In their heyday, round barns were seen as innovative structures that made farming more efficient.

“So imagine many of these barns had a silo in the center, not all of them but many of them, so you had a central feeding operation,” says Indiana Landmarks President Marsh Davis. “And, then, around that you would have the stanchions where the animals would be gathered. Then you had manure removal systems. So everything required a much shorter distance for the farmer to travel. Everything was centralized.”

Davis says round barns are a symbol of the golden age of farming in Indiana. His organization put them on its 10 Most Endangered list this year.

“Agrotourism is a rising industry and travelers, tourists they love old barns,” Davis says. “It’s a very popular thing to see. And, if we lose them, we lose that potential.”

Davis says the drastic decline in the number of round barns is in large part due to the expense of maintaining them. As the folks in Fulton County know, the roofs can be especially costly to repair. And many of the structures remain on private property, which means it’s difficult to find money to help cover maintenance costs.

 

There are few contractors left who know how to build or repair round barns.
Credit Barbara Brosher / IPBS

Indiana Landmarks hopes raising awareness about the state of round barns will result in a funding source to help barn owners maintain them.

“Probably no structure better than these round barns depicts that great era in American agriculture,” Davis says.

Just a few years ago the Indiana Barn Foundation formed, which provides grants to help restore historic barns throughout the state.
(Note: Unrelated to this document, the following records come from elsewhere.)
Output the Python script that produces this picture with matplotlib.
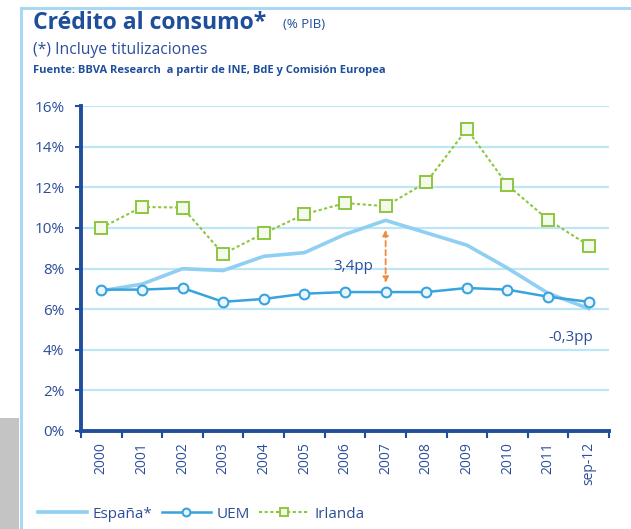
import matplotlib
matplotlib.use("Agg")
import matplotlib.pyplot as plt
from matplotlib.lines import Line2D
from matplotlib.patches import Rectangle

categories = ["2000", "2001", "2002", "2003", "2004", "2005", "2006",
              "2007", "2008", "2009", "2010", "2011", "sep-12"]
espana = [6.9, 7.23, 7.99, 7.9, 8.6, 8.78, 9.68, 10.37, 9.76, 9.15, 8.02, 6.78, 6.03]
uem = [6.96, 6.96, 7.04, 6.36, 6.5, 6.76, 6.84, 6.84, 6.84, 7.04, 6.96, 6.61, 6.36]
irlanda = [10.0, 11.03, 11.0, 8.72, 9.73, 10.67, 11.22, 11.07, 12.24, 14.86, 12.11, 10.4, 9.13]
yticks = [0, 2, 4, 6, 8, 10, 12, 14, 16]
ytick_labels = ["0%", "2%", "4%", "6%", "8%", "10%", "12%", "14%", "16%"]

plt.rcParams['font.family'] = ['Open Sans', 'DejaVu Sans']

W, H = 631, 529
fig = plt.figure(figsize=(W / 100, H / 100), dpi=100)
fig.patch.set_facecolor("white")

dark = "#1F4E9B"
txt = "#2C4E9A"
grid = "#BFE6F7"

ax = fig.add_axes([81 / W, (H - 431) / H, (609 - 81) / W, (431 - 106) / H])
x = list(range(len(categories)))

ax.plot(x, espana, color="#8FCFF1", lw=2.6, label="España*", zorder=3)
ax.plot(x, uem, color="#39A3DD", lw=1.8, marker="o", ms=7, mfc="#EAF6FD",
        mec="#39A3DD", mew=1.5, label="UEM", zorder=4)
ax.plot(x, irlanda, color="#8DC63F", lw=1.5, ls=(0, (1.5, 1.2)), marker="s", ms=8,
        mfc="#F4FAEC", mec="#8DC63F", mew=1.4, label="Irlanda", zorder=4)

ax.set_xlim(-0.5, len(categories) - 0.5)
ax.set_ylim(0, 16)
ax.set_yticks(yticks)
ax.set_yticklabels(ytick_labels)
for t in yticks[1:]:
    ax.axhline(t, color=grid, lw=1.6, zorder=1)

ax.set_xticks([i - 0.5 for i in range(len(categories) + 1)])
ax.set_xticklabels([])
ax.set_xticks(x, minor=True)
ax.set_xticklabels(categories, minor=True, rotation=90, fontsize=10, color=txt)
ax.tick_params(axis="x", which="minor", length=0, pad=8)
ax.tick_params(axis="x", which="major", length=5, width=1.5, color=dark, direction="out")
ax.tick_params(axis="y", length=4, width=1.5, color=dark, labelsize=11, labelcolor=txt, pad=8)

for s in ["top", "right"]:
    ax.spines[s].set_visible(False)
for s in ["left", "bottom"]:
    ax.spines[s].set_color(dark)
    ax.spines[s].set_linewidth(2.8)

# annotations
ax.annotate("", xy=(7, 7.3), xytext=(7, 9.9),
            arrowprops=dict(arrowstyle="<|-|>", color="#F08A3C", lw=1.3, ls=(0, (3, 2)),
                            mutation_scale=8, shrinkA=0, shrinkB=0))
ax.text(6.2, 8.08, "3,4pp", ha="center", va="center", fontsize=11, color=txt)
ax.text(11.55, 4.58, "-0,3pp", ha="center", va="center", fontsize=11, color=txt)

# frame and decorations
fig.add_artist(Line2D([21 / W, 21 / W], [0, 1 - 8 / H], color="#A9D8F3", lw=2.2))
fig.add_artist(Line2D([21 / W, 1], [1 - 8 / H, 1 - 8 / H], color="#A9D8F3", lw=2.2))
fig.add_artist(Rectangle((0, 0), 19 / W, 111 / H, transform=fig.transFigure,
                         color="#C4C4C4", lw=0))

# titles
fig.text(33 / W, 1 - 23 / H, "Crédito al consumo*", fontsize=16.6, fontweight="bold",
         color=dark, va="center", ha="left")
fig.text(283 / W, 1 - 25 / H, "(% PIB)", fontsize=9.5, color=dark, va="center", ha="left")
fig.text(33 / W, 1 - 50 / H, "(*) Incluye titulizaciones", fontsize=11.3, color=txt,
         va="center", ha="left")
fig.text(33 / W, 1 - 71 / H, "Fuente: BBVA Research  a partir de INE, BdE y Comisión Europea",
         fontsize=8, fontweight="bold", color=dark, va="center", ha="left")

handles, labels = ax.get_legend_handles_labels()
leg = fig.legend(handles, labels, loc="center left", bbox_to_anchor=(24 / W, 1 - 514 / H),
                 ncol=3, frameon=False, fontsize=11, handlelength=3.2, columnspacing=0.6,
                 handletextpad=0.4, markerscale=0.8)
for t in leg.get_texts():
    t.set_color(txt)

fig.savefig("out.png", dpi=100, facecolor="white")
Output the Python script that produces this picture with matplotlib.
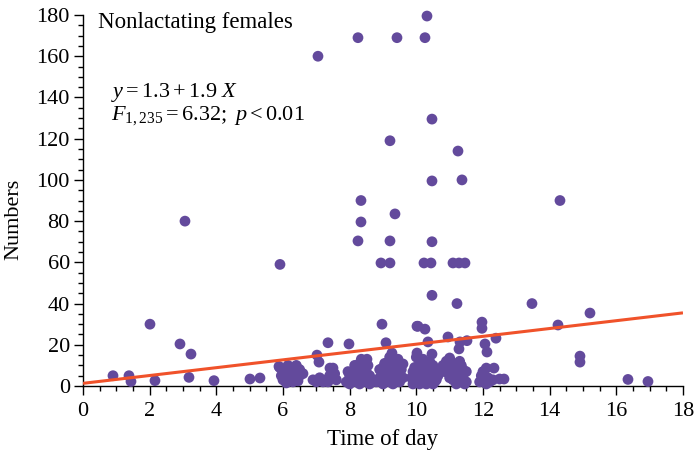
import matplotlib
matplotlib.use("Agg")
import matplotlib.pyplot as plt
from matplotlib.ticker import MultipleLocator

plt.rcParams['font.family'] = ['Liberation Serif', 'DejaVu Serif']
plt.rcParams['mathtext.fontset'] = 'custom'
plt.rcParams['mathtext.rm'] = 'Liberation Serif'
plt.rcParams['mathtext.it'] = 'Liberation Serif:italic'

# Isolated / sparse points (time of day, numbers)
sparse_x = [7.05, 8.25, 9.42, 10.26, 10.32, 10.47, 9.21, 11.25, 11.37, 10.47,
            14.31, 8.34, 8.34, 9.36, 3.06, 8.25, 9.21, 10.47, 5.91, 8.94,
            9.21, 10.23, 10.44, 11.1, 11.28, 11.46, 10.47, 11.22, 13.47, 14.25,
            15.21, 2.01, 2.91, 3.24, 0.9, 1.38, 1.44, 2.16, 3.18, 3.93,
            5.01, 5.31, 14.91, 14.91, 16.35, 16.95,
            8.97, 10.02, 7.35, 7.98, 9.09, 10.05, 10.26, 11.97, 11.97, 10.95,
            11.31, 11.52, 12.39, 10.35, 12.06, 12.12, 11.28, 10.47, 10.02, 9.27,
            7.02, 7.08, 8.52, 5.88]
sparse_y = [160, 169, 169, 169, 179.5, 129.5, 119, 114, 100, 99.5,
            90, 90, 79.6, 83.5, 80, 70.4, 70.4, 70, 59, 59.7,
            59.7, 59.7, 59.7, 59.7, 59.7, 59.7, 44, 40, 40, 29.6,
            35.4, 30, 20.4, 15.5, 5.0, 5.0, 2.2, 2.6, 4.2, 2.6,
            3.4, 3.9, 14.5, 11.6, 3.2, 2.2,
            30, 29, 21, 20.4, 21, 29, 27.6, 31, 28, 23.8,
            21.4, 22, 23.2, 21.4, 20.4, 16.5, 18, 15.5, 16, 16,
            15, 11.6, 13, 9.5]

# Dense clusters near the bottom
cluster_x = [5.9, 6.0, 6.1, 6.0, 6.2, 6.3, 6.4, 6.2, 6.3, 6.5, 6.4, 6.1, 6.5, 6.6, 5.95, 6.25, 6.15, 6.45,
             6.9, 7.0, 7.1, 7.2, 7.3, 7.4, 7.5, 7.45, 7.55, 7.35, 7.6, 7.41,
             7.9, 8.0, 8.1, 8.0, 8.2, 8.3, 8.4, 8.5, 8.6, 8.1, 8.2, 8.3, 8.4, 8.5, 8.3, 8.45, 8.55, 8.2, 8.6, 7.95, 8.4, 8.15, 8.6, 8.35,
             8.8, 8.9, 9.0, 9.1, 9.2, 9.3, 9.4, 9.5, 9.6, 8.9, 9.0, 9.1, 9.2, 9.3, 9.4, 9.5, 9.6, 9.2, 9.05, 9.45, 9.15, 9.35, 9.55, 9.0,
             9.9, 10.0, 10.1, 10.2, 10.3, 10.4, 10.5, 10.6, 9.85, 10.0, 10.1, 10.2, 10.3, 10.4, 10.5, 10.6, 9.95, 10.1, 10.2, 10.3, 10.4, 10.0, 10.15, 10.05, 10.25, 10.35, 10.45, 10.55, 10.65, 10.1, 10.3, 10.5, 9.9, 10.2, 10.4,
             10.8, 10.9, 11.0, 11.1, 11.2, 11.3, 11.4, 10.85, 11.0, 11.1, 11.2, 11.3, 11.4, 11.5, 11.3, 11.1, 11.0, 11.2, 11.4, 11.5, 10.95, 11.25, 11.35, 11.45,
             11.9, 12.0, 12.05, 12.1, 12.33, 12.1, 12.2, 11.95, 12.0, 12.5, 12.63, 12.3, 12.15]
cluster_y = [9, 7, 5, 3, 9, 7, 10, 3, 2, 5, 4, 1.5, 8, 6, 5, 6, 10, 2.5,
             3, 2, 4, 2, 3, 5, 8.7, 4, 6, 2, 3, 8.7,
             2, 1, 3, 5, 2, 1, 3, 2, 1, 6, 8, 6, 9, 7, 11, 12, 10, 4, 5, 7, 5, 10, 3, 13,
             2, 4, 1, 3, 2, 1, 3, 2, 4, 8, 6, 10, 7, 12, 9, 6, 10.7, 14, 11, 13, 5, 5, 8, 9,
             1, 2, 1, 3, 1, 2, 1, 3, 4, 5, 7, 9, 6, 8, 5, 7, 9, 11, 13, 11, 12, 14, 13, 3, 4, 3, 4, 2, 5, 4, 9, 10, 7, 6, 6,
             10, 12, 13.6, 11, 9, 12, 8, 7, 8, 6, 5, 4, 3, 2, 2, 3, 4, 1, 5, 7, 10, 7, 10, 1,
             2, 3, 5, 8.7, 8.7, 1, 2, 5, 7, 3.4, 3.4, 3, 4]

intercept = 1.3
slope = 1.9
x_range = [0, 18]

fig = plt.figure(figsize=(6.95, 4.55), dpi=100)
ax = fig.add_axes([0.1194, 0.1516, 0.8633, 0.8154])

purple = '#634a9c'
ax.scatter(sparse_x + cluster_x, sparse_y + cluster_y, s=60, color=purple,
           edgecolors='none', zorder=3, clip_on=False)
ax.plot(x_range, [intercept + slope * v for v in x_range], color='#f0522a',
        lw=2.2, zorder=4, solid_capstyle='butt')

ax.set_xlim(0, 18)
ax.set_ylim(0, 180)
ax.xaxis.set_major_locator(MultipleLocator(2))
ax.xaxis.set_minor_locator(MultipleLocator(0.5))
ax.yaxis.set_major_locator(MultipleLocator(20))
ax.yaxis.set_minor_locator(MultipleLocator(5))
for s in ['top', 'right']:
    ax.spines[s].set_visible(False)
for s in ['left', 'bottom']:
    ax.spines[s].set_linewidth(1.0)
ax.tick_params(which='major', direction='out', length=6.5, width=1.0,
               labelsize=16, colors='black')
ax.tick_params(axis='x', which='major', pad=5)
ax.tick_params(axis='y', which='major', pad=3)
ax.tick_params(which='minor', direction='out', length=3.5, width=1.0)

ax.set_xlabel('Time of day', fontsize=16.5, labelpad=6)
ax.set_ylabel('Numbers', fontsize=16)
ax.yaxis.set_label_coords(-0.1, 0.45)

ax.text(0.45, 176.5, 'Nonlactating females', fontsize=16.5, va='center', ha='left')
ax.text(0.85, 142.5, r'$y = 1.3 + 1.9\ X$', fontsize=16, va='center', ha='left')
ax.text(0.85, 131, r'$F_{\mathrm{1,235}} = \mathrm{6.32;}\ p < \mathrm{0.01}$', fontsize=16,
        va='center', ha='left')

fig.savefig('out.png', dpi=100)
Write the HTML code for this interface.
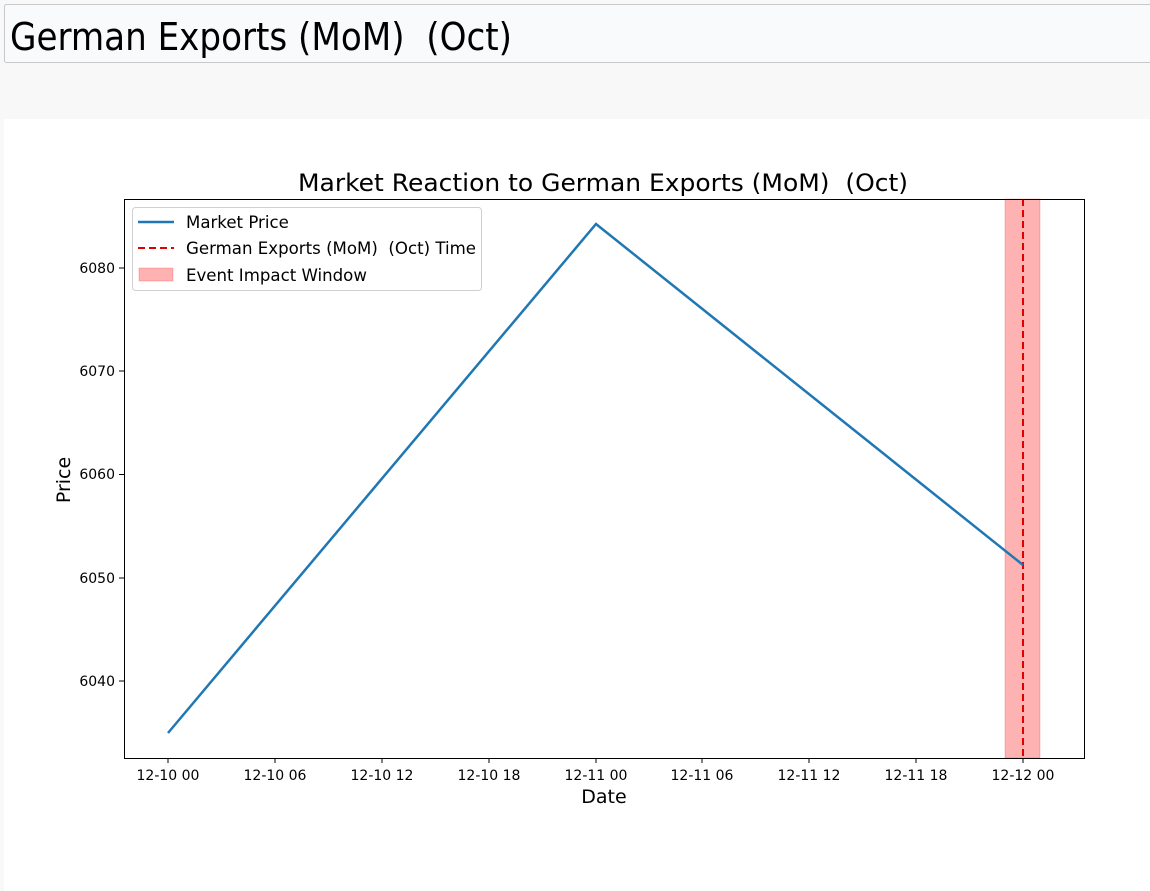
<!DOCTYPE html>
<html><head><meta charset="utf-8"><style>
html,body{margin:0;padding:0;background:#f8f8f8;width:1150px;height:891px;overflow:hidden}
svg{display:block}
text{white-space:pre}
</style></head><body>
<svg width="1150" height="891" xmlns="http://www.w3.org/2000/svg" font-family="DejaVu Sans, Liberation Sans, sans-serif">
<rect x="0" y="0" width="1150" height="891" fill="#f8f8f8"/>
<rect x="4.5" y="4.5" width="1150" height="58" fill="#f8fafc" stroke="#c8c8c8" rx="2"/>
<text x="10" y="50" font-size="38" font-family="DejaVu Sans Condensed, DejaVu Sans, sans-serif" textLength="502" lengthAdjust="spacingAndGlyphs" fill="#000">German Exports (MoM)&#160; (Oct)</text>
<rect x="4" y="119" width="1146" height="772" fill="#fff"/>
<text x="298" y="191" font-size="24" textLength="610" lengthAdjust="spacingAndGlyphs" fill="#000">Market Reaction to German Exports (MoM)&#160; (Oct)</text>
<rect x="1005" y="199" width="35" height="559" fill="#ff0000" fill-opacity="0.3" stroke="#ff0000" stroke-opacity="0.2"/>
<line x1="1023" y1="199" x2="1023" y2="758" stroke="#e00000" stroke-width="2" stroke-dasharray="7,4"/>
<polyline points="168,733 596,224 1023,565" fill="none" stroke="#1f77b4" stroke-width="2.5"/>
<rect x="124.5" y="199.5" width="960" height="559" fill="none" stroke="#000" stroke-width="1"/>
<g stroke="#000" stroke-width="1">
<line x1="168" y1="758" x2="168" y2="763"/><line x1="275" y1="758" x2="275" y2="763"/><line x1="382" y1="758" x2="382" y2="763"/><line x1="489" y1="758" x2="489" y2="763"/><line x1="596" y1="758" x2="596" y2="763"/><line x1="702" y1="758" x2="702" y2="763"/><line x1="809" y1="758" x2="809" y2="763"/><line x1="916" y1="758" x2="916" y2="763"/><line x1="1023" y1="758" x2="1023" y2="763"/>
<line x1="119" y1="681" x2="124" y2="681"/><line x1="119" y1="578" x2="124" y2="578"/><line x1="119" y1="474.5" x2="124" y2="474.5"/><line x1="119" y1="371" x2="124" y2="371"/><line x1="119" y1="268" x2="124" y2="268"/>
</g>
<g font-size="14" fill="#000" text-anchor="middle">
<text x="168" y="780">12-10 00</text><text x="275" y="780">12-10 06</text><text x="382" y="780">12-10 12</text><text x="489" y="780">12-10 18</text><text x="596" y="780">12-11 00</text><text x="702" y="780">12-11 06</text><text x="809" y="780">12-11 12</text><text x="916" y="780">12-11 18</text><text x="1023" y="780">12-12 00</text>
</g>
<g font-size="14" fill="#000" text-anchor="end">
<text x="115" y="686">6040</text><text x="115" y="583">6050</text><text x="115" y="479">6060</text><text x="115" y="376">6070</text><text x="115" y="273">6080</text>
</g>
<text x="604" y="803" font-size="19" text-anchor="middle">Date</text>
<text transform="translate(70,480) rotate(-90)" font-size="19" text-anchor="middle">Price</text>
<rect x="132.5" y="207.5" width="349" height="83" rx="3" fill="#fff" fill-opacity="0.8" stroke="#d0d0d0"/>
<line x1="138" y1="222" x2="174" y2="222" stroke="#1f77b4" stroke-width="2.5"/>
<line x1="138" y1="248" x2="174" y2="248" stroke="#e00000" stroke-width="2" stroke-dasharray="7,4"/>
<rect x="139" y="268" width="34" height="13" fill="#ff0000" fill-opacity="0.3" stroke="#ff0000" stroke-opacity="0.2"/>
<g font-size="16.6" fill="#000">
<text x="186" y="228">Market Price</text>
<text x="186" y="254" textLength="290" lengthAdjust="spacingAndGlyphs">German Exports (MoM)&#160; (Oct) Time</text>
<text x="186" y="281">Event Impact Window</text>
</g>
</svg>
</body></html>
It’s hosting a barn tour in Monroe County in October to help raise money for its efforts.

Very few of Indiana’s round barns are still used for farming. Some serve as wedding venuestheaters and even a bed and breakfast.

Back on the Calloway farm, there are so many memories inside the red round barn that it has its own history book of sorts. The pages are filled with memories and milestones. Phyllis and Jerry hope the barn’s around long enough to warrant a new chapter, with a new generation.

“It’s history,” Jerry says. “And a heritage for our family,” Phyllis adds.